The Gators are still searching for answers on offense, but the offensive line played better in last week’s 24-14 win at South Carolina. Florida’s offense needs to gain confidence before it closes the regular season Nov. 28 against Florida State at home and plays Alabama in the Dec. 5 SEC championship game in Atlanta’s Georgia Dome.
9. Will TCU have a letdown at Wyoming?
The No. 4 Horned Frogs are coming off an impressive 55-28 rout of then-No. 16 Utah, so there’s always the chance of an emotional letdown.

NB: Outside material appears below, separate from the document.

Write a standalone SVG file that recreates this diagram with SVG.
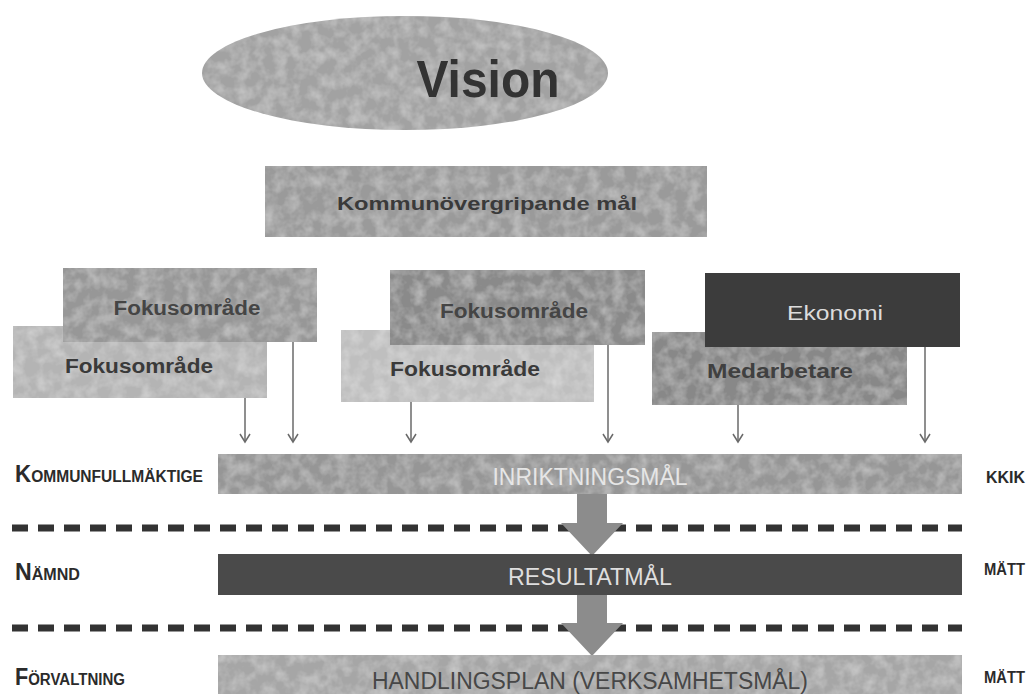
<svg xmlns="http://www.w3.org/2000/svg" width="1033" height="694" viewBox="0 0 1033 694">
<style>
.lbl{font-family:"Liberation Sans",Arial,sans-serif;font-weight:bold;fill:#2b2b2b}
.box{filter:url(#tex)}
.bt{font-family:"Liberation Sans",Arial,sans-serif;font-weight:bold;fill:#3a3a3a;text-anchor:middle}
.lt{font-family:"Liberation Sans",Arial,sans-serif;fill:#e6e6e6;text-anchor:middle}
.thin{stroke:#6a6a6a;stroke-width:1.5;fill:none;marker-end:url(#open)}
.dash{stroke:#333;stroke-width:7;stroke-dasharray:16 10;fill:none}
.big{fill:#8c8c8c}
</style>
<defs>
<filter id="tex" x="0" y="0" width="1" height="1">
<feTurbulence type="fractalNoise" baseFrequency="0.08" numOctaves="3" seed="4" result="n"/>
<feColorMatrix in="n" type="matrix" values="0 0 0 0 1 0 0 0 0 1 0 0 0 0 1 0.55 0 0 0 -0.2" result="w"/>
<feComposite in="w" in2="SourceGraphic" operator="in" result="wm"/>
<feMerge><feMergeNode in="SourceGraphic"/><feMergeNode in="wm"/></feMerge>
</filter>
<marker id="open" viewBox="0 0 12 12" refX="10" refY="6" markerWidth="12" markerHeight="12" markerUnits="userSpaceOnUse" orient="auto">
<path d="M2 1 L10 6 L2 11" fill="none" stroke="#6a6a6a" stroke-width="1.5"/>
</marker>
</defs>
<rect width="1033" height="694" fill="#ffffff"/>

<g id="vision">
<ellipse class="box" cx="405" cy="73" rx="203" ry="57" fill="#a2a2a2"/>
<text x="488" y="97" class="bt" font-size="52" style="fill:#333" textLength="143" lengthAdjust="spacingAndGlyphs">Vision</text>
</g>

<g id="kommunovergripande">
<rect class="box" x="265" y="166" width="442" height="71" fill="#9a9a9a"/>
<text x="487" y="210" class="bt" font-size="19" textLength="300" lengthAdjust="spacingAndGlyphs">Kommunövergripande mål</text>
</g>

<g id="fokus-left-bottom">
<rect class="box" x="13" y="326" width="254" height="72" fill="#b4b4b4"/>
<text x="139" y="373" class="bt" font-size="20" textLength="148" lengthAdjust="spacingAndGlyphs">Fokusområde</text>
</g>
<g id="fokus-left-top">
<rect class="box" x="63" y="268" width="254" height="74" fill="#979797"/>
<text x="187" y="315" class="bt" font-size="20" style="fill:#454545" textLength="147" lengthAdjust="spacingAndGlyphs">Fokusområde</text>
</g>

<g id="fokus-mid-bottom">
<rect class="box" x="341" y="330" width="253" height="72" fill="#bfbfbf"/>
<text x="465" y="376" class="bt" font-size="20" textLength="150" lengthAdjust="spacingAndGlyphs">Fokusområde</text>
</g>
<g id="fokus-mid-top">
<rect class="box" x="390" y="270" width="255" height="75" fill="#8a8a8a"/>
<text x="514" y="318" class="bt" font-size="20" style="fill:#454545" textLength="148" lengthAdjust="spacingAndGlyphs">Fokusområde</text>
</g>

<g id="medarbetare">
<rect class="box" x="652" y="332" width="255" height="73" fill="#888888"/>
<text x="780" y="378" class="bt" font-size="20" style="fill:#404040" textLength="146" lengthAdjust="spacingAndGlyphs">Medarbetare</text>
</g>
<g id="ekonomi">
<rect x="705" y="273" width="255" height="74" fill="#3c3c3c"/>
<text x="835" y="320" class="lt" font-size="21" style="fill:#dcdcdc" textLength="96" lengthAdjust="spacingAndGlyphs">Ekonomi</text>
</g>

<g id="connectors">
<line class="thin" x1="245" y1="398" x2="245" y2="442"/>
<line class="thin" x1="293" y1="342" x2="293" y2="442"/>
<line class="thin" x1="411" y1="402" x2="411" y2="442"/>
<line class="thin" x1="608" y1="345" x2="608" y2="442"/>
<line class="thin" x1="738" y1="405" x2="738" y2="442"/>
<line class="thin" x1="925" y1="347" x2="925" y2="442"/>
<line class="dash" x1="12" y1="528" x2="962" y2="528"/>
<line class="dash" x1="12" y1="628" x2="962" y2="628"/>
<path class="big" d="M577 493 H607 V523 H623 L592 556 L561 523 H577 Z"/>
<path class="big" d="M577 593 H607 V623 H623 L592 656 L561 623 H577 Z"/>
</g>

<g id="inriktningsmal">
<rect class="box" x="218" y="454" width="744" height="40" fill="#969696"/>
<text x="590" y="485" class="lt" font-size="23" textLength="195" lengthAdjust="spacingAndGlyphs">INRIKTNINGSMÅL</text>
</g>
<g id="resultatmal">
<rect x="218" y="554" width="744" height="41" fill="#4a4a4a"/>
<text x="590" y="585" class="lt" font-size="23" style="fill:#dedede" textLength="164" lengthAdjust="spacingAndGlyphs">RESULTATMÅL</text>
</g>
<g id="handlingsplan">
<rect class="box" x="218" y="655" width="744" height="45" fill="#a6a6a6"/>
<text x="590" y="689" class="lt" font-size="23" style="fill:#474747" textLength="436" lengthAdjust="spacingAndGlyphs">HANDLINGSPLAN (VERKSAMHETSMÅL)</text>
</g>

<g id="labels-left">
<text class="lbl" x="15" y="482" textLength="188" lengthAdjust="spacingAndGlyphs"><tspan font-size="23">K</tspan><tspan font-size="16">OMMUNFULLMÄKTIGE</tspan></text>
<text class="lbl" x="15" y="580" textLength="65" lengthAdjust="spacingAndGlyphs"><tspan font-size="23">N</tspan><tspan font-size="16">ÄMND</tspan></text>
<text class="lbl" x="15" y="685" textLength="110" lengthAdjust="spacingAndGlyphs"><tspan font-size="23">F</tspan><tspan font-size="16">ÖRVALTNING</tspan></text>
</g>
<g id="labels-right">
<text class="lbl" x="986" y="483" font-size="17" textLength="39" lengthAdjust="spacingAndGlyphs">KKIK</text>
<text class="lbl" x="984" y="575" font-size="17" textLength="41" lengthAdjust="spacingAndGlyphs">MÄTT</text>
<text class="lbl" x="984" y="683" font-size="17" textLength="41" lengthAdjust="spacingAndGlyphs">MÄTT</text>
</g>
</svg>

But TCU has played as well as any team in the country over the last month, and there’s too much at stake to lose focus this late in the season. As long as the Horned Frogs beat the Cowboys at War Memorial Stadium on Saturday and defeat winless New Mexico at home Nov. 28, they’ll play in a BCS bowl game.
TCU lost its last game at Wyoming, 24-21 in 2007. But the Horned Frogs crushed the Cowboys 54-7 in Fort Worth, Texas last season.
10. What’s at stake in the SEC West showdown at Ole Miss?
Alabama has already wrapped up the SEC West title, but Ole Miss and LSU might be playing for a spot in the Capital One Bowl or Cotton Bowl when they meet in Oxford, Miss., on Saturday.
The Rebels have won four of five games after a slow start and walloped Tennessee 42-17 last week. The Tigers will have to account for tailback Dexter McCluster, who ran for a school-record 282 yards with four touchdowns against the Volunteers.
LSU, which had beaten the Rebels six straight times before losing 31-13 in Baton Rouge, La., last season, might have starting quarterback Jordan Jefferson back. He missed last week’s 24-16 win over Louisiana Tech, but returned to practice this week.